What do you think of when you hear about ‘philosophy’?

Abstract concepts preached by aged professors pondering away in ivory towers, like the existence and role of God, metaphysics, debating the definition of ‘knowledge’, ‘art’, ‘morals’; concepts utterly irrelevant to our modern lives?

The School of Life is transforming philosophy’s place in our lives, and aims to improve our emotional intelligence. It draws on philosophy (as well as the humanities) to help us approach topics like love, relationships, death, careers, happiness and more. Topics that are often ignored by traditional schooling.

Meanwhile, Masterchef has changed our perception of cooking from being a chore, to being cool, inventive, fun.
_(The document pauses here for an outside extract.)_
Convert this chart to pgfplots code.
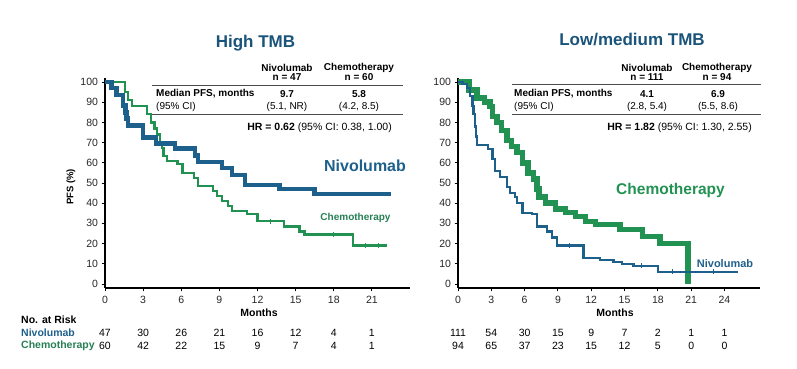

There are lots of other examples, but Shakespeare tells me that ‘brevity is the soul of wit’, and I’d like to be seen as witty. To sum it up, the arts are being re-imagined to fit our modern lives.

 

So what’s the future of recreational learning?

We think that learning should still be recognised for its crucial traditional role, in preparing us for the necessary routines, complexities and customs of modern life. But we’d love people to change their perception of learning, from just thinking of learning as both learning for advancement, to also thinking of recreational learning.

A few years from now, we’d love Australians to list recreational learning (like the sort offered by Classbento) as one of their top pastimes, alongside current favourites like sport, etc

Granted, it’s not for everyone or for every occasion. Sometimes our brains and bodies just can’t take anymore, and we do want to just veg out in front of a screen and be passively entertained. But there are certainly enough of us, who have enough hours in a week, who would prefer active entertainment, with all of the unique advantages it brings.

 

How role will Classbento play?

Uncover hidden gems: In performance arts, artists don’t need a degree or qualifications to entertain, inspire, to change the world. In fact, going through the dogmas of formal schooling can dampen the creativity and uniqueness that makes art so wonderful. In contrast, we often assume that teachers must have years of formal education, to then be able to educate us. But similar to performers, skilled recreational teachers are everywhere. They just need to see the opportunity, to access a good platform. Classbento will show them their podium.

Make it easy: Education is often administrated by government, and as such it often lags behind in technology adoption, and gets tied up in red tape about what can and can’t be done, by rules and regulations. One result is the 10-page checkouts on community education sites. Classbento will make it easy.

Make offline cool again: Sure, some learning is best done individually, online, by watching demonstration videos, and reading manuals. Boring stuff like programming and statistics are some examples. But this approach isn’t suitable to every subject and every person. Humans are social creatures. Nothing can quite substitute for interacting with others in person, and using all our senses and expressions. And some subjects won’t make the transition to online easily. Imagine how difficult it would be to learn to dance, in your living room, watching a video. Or to learn how to sing, without real-time feedback, inspiration and motivation from a voice coach. Classbento will bring offline back.

Make it known: We’ll spread the word. We’ll celebrate our gifted teachers. We’ll celebrate the pleasure of learning. We’ll let Australians know that they have other options for what they can do on weekends, how they can spend time with loved ones, how they can find like-minded friends in their communities. Classbento will lead the way.

 

It’s an exciting future, and we can’t wait to get there with you.